En las olimpiadas de 1920, las primeras en las que España participó con un Comité Olímpico nacional, los miembros del equipo de Polo se costearon el viaje y los gastos, dinero no les faltaba. Su medalla, pese a su importancia, no fue tan celebrada como la de la selección nacional de fútbol, que obtuvo el mismo metal durante los juegos. Evidentemente, para la gran masa de la población era complicado identificarse con tan ilustres competidores.

El dramático final de dos de ellos es lo que motiva el título de este artículo. Lógicamente, lo épico es un concepto muy relativo. Pero no me negarán, que es más difícil sentir empatía con quienes fueron tan afortunados de nacimiento y también cuesta más reconocer sus logros, sus acciones o sus sacrificios, aunque en la muerte no haya imposturas y en ser asesinado mucho menos.

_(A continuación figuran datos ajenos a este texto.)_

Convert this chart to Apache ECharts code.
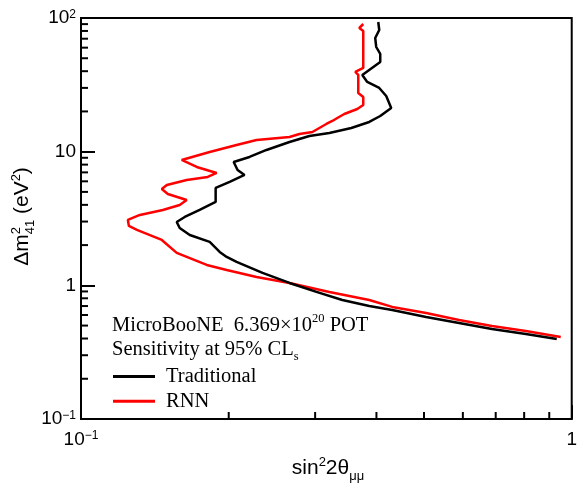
<!DOCTYPE html>
<html>
<head>
<meta charset="utf-8">
<script src="https://cdn.jsdelivr.net/npm/echarts@6/dist/echarts.min.js"></script>
<style>
  html, body { margin: 0; padding: 0; background: #fff; }
  #chart { width: 580px; height: 483px; }
</style>
</head>
<body>
<div id="chart"></div>
<script>
// 95% CLs sensitivity contours in the (sin^2 2θμμ, Δm^2_41) plane

// Traditional selection
const tradSin2 = [0.4034, 0.4053, 0.3977, 0.3996, 0.4072, 0.4072, 0.3743, 0.3831, 0.4053, 0.4188,
  0.4287, 0.4072, 0.3867, 0.3555, 0.3207, 0.2920, 0.2660, 0.2388, 0.2205, 0.2047,
  0.2085, 0.2154, 0.2009, 0.1881, 0.1881, 0.1745, 0.1627, 0.1567, 0.1589, 0.1666,
  0.1829, 0.1917, 0.1981, 0.2075, 0.2344, 0.2660, 0.3018, 0.3408, 0.3867, 0.4307,
  0.5050, 0.5893, 0.6877, 0.8063, 0.9322];
const tradDm2 = [93.35, 81.34, 70.86, 60.68, 53.79, 46.88, 37.47, 33.21, 29.95, 26.10,
  21.22, 18.49, 16.68, 15.04, 13.80, 13.11, 11.81, 10.30, 9.129, 8.374,
  7.297, 6.694, 5.934, 5.351, 4.205, 3.664, 3.248, 2.980, 2.688, 2.382,
  2.112, 1.778, 1.632, 1.496, 1.238, 1.042, 0.8926, 0.7775, 0.7015, 0.6548,
  0.5802, 0.5233, 0.4719, 0.4330, 0.3973];

// RNN selection
const rnnSin2 = [0.3760, 0.3691, 0.3760, 0.3760, 0.3622, 0.3673, 0.3673, 0.3760, 0.3760, 0.3656,
  0.3440, 0.3329, 0.3252, 0.3162, 0.3060, 0.2962, 0.2787, 0.2660, 0.2279, 0.2075,
  0.1829, 0.1604, 0.1721, 0.1890, 0.1812, 0.1642, 0.1496, 0.1461, 0.1503, 0.1642,
  0.1589, 0.1468, 0.1318, 0.1246, 0.1252, 0.1300, 0.1461, 0.1567, 0.1804, 0.1981,
  0.2279, 0.2660, 0.3207, 0.3867, 0.4307, 0.5050, 0.5893, 0.6877, 0.8063, 0.9498];
const rnnDm2 = [90.18, 84.18, 79.95, 42.27, 39.46, 37.47, 27.49, 25.66, 22.35, 20.86,
  19.14, 17.87, 16.97, 16.11, 15.04, 14.04, 13.57, 12.88, 12.23, 11.22,
  9.949, 8.667, 7.684, 6.929, 6.468, 6.142, 5.635, 5.260, 4.827, 4.352,
  3.993, 3.664, 3.362, 3.084, 2.781, 2.597, 2.186, 1.748, 1.421, 1.304,
  1.156, 1.042, 0.8926, 0.7775, 0.6895, 0.6217, 0.5510, 0.4969, 0.4559, 0.4112];

const seriesNames = ['Traditional', 'RNN'];
const seriesColors = ['#000000', '#ff0000'];

// axis ranges and minor tick values
const xRange = [0.1, 1];
const yRange = [0.1, 100];
const xMinorTicks = [0.2, 0.3, 0.4, 0.5, 0.6, 0.7, 0.8, 0.9];
const yMinorTicks = [0.2, 0.3, 0.4, 0.5, 0.6, 0.7, 0.8, 0.9,
  2, 3, 4, 5, 6, 7, 8, 9, 20, 30, 40, 50, 60, 70, 80, 90];

// text blocks: [text, size, baseline shift, advance?]
const infoLine1 = [['MicroBooNE  6.369\u00d710', 20.5, 0], ['20', 12.5, -9], [' POT', 20.5, 0]];
const infoLine2 = [['Sensitivity at 95% CL', 20.5, 0], ['s', 12.5, 5]];
const xTitleRuns = [['sin', 21, 0], ['2', 13, -9], ['2\u03b8', 21, 0], ['\u03bc\u03bc', 13, 5]];
const yTitleRuns = [['\u0394m', 21, 0], ['2', 13, -9, false], ['41', 13, 5], [' (eV', 21, 0], ['2', 13, -9], [')', 21, 0]];

const SANS = '"Liberation Sans", Arial, sans-serif';
const SERIF = '"Liberation Serif", "Times New Roman", serif';

const measureCtx = document.createElement('canvas').getContext('2d');
function textWidth(str, size, family) {
  measureCtx.font = size + 'px ' + family;
  return measureCtx.measureText(str).width;
}
// lay out runs of text on a common baseline; a run with advance=false does not move the pen
function runWidth(runs, family) {
  let x = 0, pending = 0;
  runs.forEach(r => {
    const w = textWidth(r[0], r[1], family);
    if (r[3] === false) { pending = Math.max(pending, w); }
    else { x += Math.max(w, pending); pending = 0; }
  });
  return x;
}
function textGroup(runs, family, origin, rotation) {
  const children = [];
  let x = 0, pending = 0;
  runs.forEach(r => {
    const [str, size, dy] = r;
    const w = textWidth(str, size, family);
    children.push({
      type: 'text', x: x, y: dy - 0.31 * size,
      style: { text: str, fill: '#000', font: size + 'px ' + family, align: 'left', verticalAlign: 'middle' }
    });
    if (r[3] === false) { pending = Math.max(pending, w); }
    else { x += Math.max(w, pending); pending = 0; }
  });
  return { type: 'group', x: origin[0], y: origin[1], rotation: rotation || 0, children: children };
}

function decadeLabel(v) {
  const e = Math.round(Math.log10(v));
  if (e === 0) return '{b|1}';
  if (e === 1) return '{b|10}';
  return '{b|10}{s|' + (e < 0 ? '\u2212' : '') + Math.abs(e) + '}';
}
const labelRich = {
  b: { fontSize: 19, fontFamily: SANS, color: '#000' },
  s: { fontSize: 12, fontFamily: SANS, color: '#000', verticalAlign: 'top' }
};

const chart = echarts.init(document.getElementById('chart'), null, { renderer: 'canvas' });

const xTitleW = runWidth(xTitleRuns, SANS);
const yTitleW = runWidth(yTitleRuns, SANS);

const option = {
  animation: false,
  backgroundColor: '#fff',
  grid: { left: 81, top: 18, right: 7, bottom: 64, show: true, borderColor: '#000', borderWidth: 2, backgroundColor: 'transparent' },
  xAxis: {
    type: 'log', logBase: 10, min: xRange[0], max: xRange[1],
    axisLine: { show: true, onZero: false, lineStyle: { color: '#000', width: 2 } },
    axisTick: { show: true, inside: true, length: 14, lineStyle: { color: '#000', width: 2 } },
    splitLine: { show: false },
    axisLabel: { margin: 11, formatter: decadeLabel, rich: labelRich }
  },
  yAxis: {
    type: 'log', logBase: 10, min: yRange[0], max: yRange[1],
    axisLine: { show: true, onZero: false, lineStyle: { color: '#000', width: 2 } },
    axisTick: { show: true, inside: true, length: 14, lineStyle: { color: '#000', width: 2 } },
    splitLine: { show: false },
    axisLabel: { margin: 5, formatter: decadeLabel, rich: labelRich }
  },
  legend: {
    data: seriesNames,
    orient: 'vertical',
    left: 113, top: 366,
    icon: 'rect', itemWidth: 42, itemHeight: 3, itemGap: 3.7,
    padding: 0,
    selectedMode: false,
    textStyle: { fontFamily: SERIF, fontSize: 20.5, color: '#000', lineHeight: 21, padding: [0, 0, 0, 6] }
  },
  graphic: [
    textGroup(infoLine1, SERIF, [112, 332]),
    textGroup(infoLine2, SERIF, [112, 355.5]),
    textGroup(xTitleRuns, SANS, [328 - xTitleW / 2, 475]),
    textGroup(yTitleRuns, SANS, [29, 216.5 + yTitleW / 2], Math.PI / 2)
  ],
  series: [
    {
      name: seriesNames[0], type: 'line', showSymbol: false, symbol: 'none',
      data: tradSin2.map((v, i) => [v, tradDm2[i]]),
      lineStyle: { color: seriesColors[0], width: 2.5 }, itemStyle: { color: seriesColors[0] }, z: 3
    },
    {
      name: seriesNames[1], type: 'line', showSymbol: false, symbol: 'none',
      data: rnnSin2.map((v, i) => [v, rnnDm2[i]]),
      lineStyle: { color: seriesColors[1], width: 2.5 }, itemStyle: { color: seriesColors[1] }, z: 2
    },
    {
      // minor ticks at 2..9 of each decade, drawn inward from the left and bottom axes
      type: 'custom', name: 'minorTicks', silent: true, clip: false, z: 5,
      data: yMinorTicks.map(v => [xRange[0], v, 0]).concat(xMinorTicks.map(v => [v, yRange[0], 1])),
      encode: { x: 0, y: 1 },
      renderItem: function (params, api) {
        const p = api.coord([api.value(0), api.value(1)]);
        const vertical = api.value(2) === 1;
        return {
          type: 'line',
          shape: vertical ? { x1: p[0], y1: p[1], x2: p[0], y2: p[1] - 7 }
                          : { x1: p[0], y1: p[1], x2: p[0] + 7, y2: p[1] },
          style: { stroke: '#000', lineWidth: 2 }
        };
      }
    }
  ]
};
chart.setOption(option);
</script>
</body>
</html>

Charlando hace unos días con un amigo venezolano sobre la situación de su país, este me contaba como en Hispanoamérica, durante años, se había idealizado, a través de los interminables seriales lacrimógenos, el ascenso de la criada mediante enamoramiento del señor de la casa, como un sueño para las desdichadas jóvenes que consumían este tipo de culebrones. En España, como mencionaba en los primeros párrafos, se visualizó el ascenso social mediante el desprecio a la muerte frente a violencia de un astado. El Cordobés o Palomo Linares fueron los últimos representantes de esa especie de sueño taurino que permitía pasar de pobre de libro a repartir billetes por la calle si tenías los bemoles y el arte para conseguirlo.

Siempre nos es más fácil conmovernos con historias de superación, por eso hoy se me ocurrió presentar algo distinto, aprovechando que acaban de terminar los juegos olímpicos. Es la asimetría en los sentimientos que hace que la gran mayoría se conmueva por el asesinato de un poeta y se muestre indiferente ante el del hermano de un duque, por muy medalla de plata olímpica que fuera.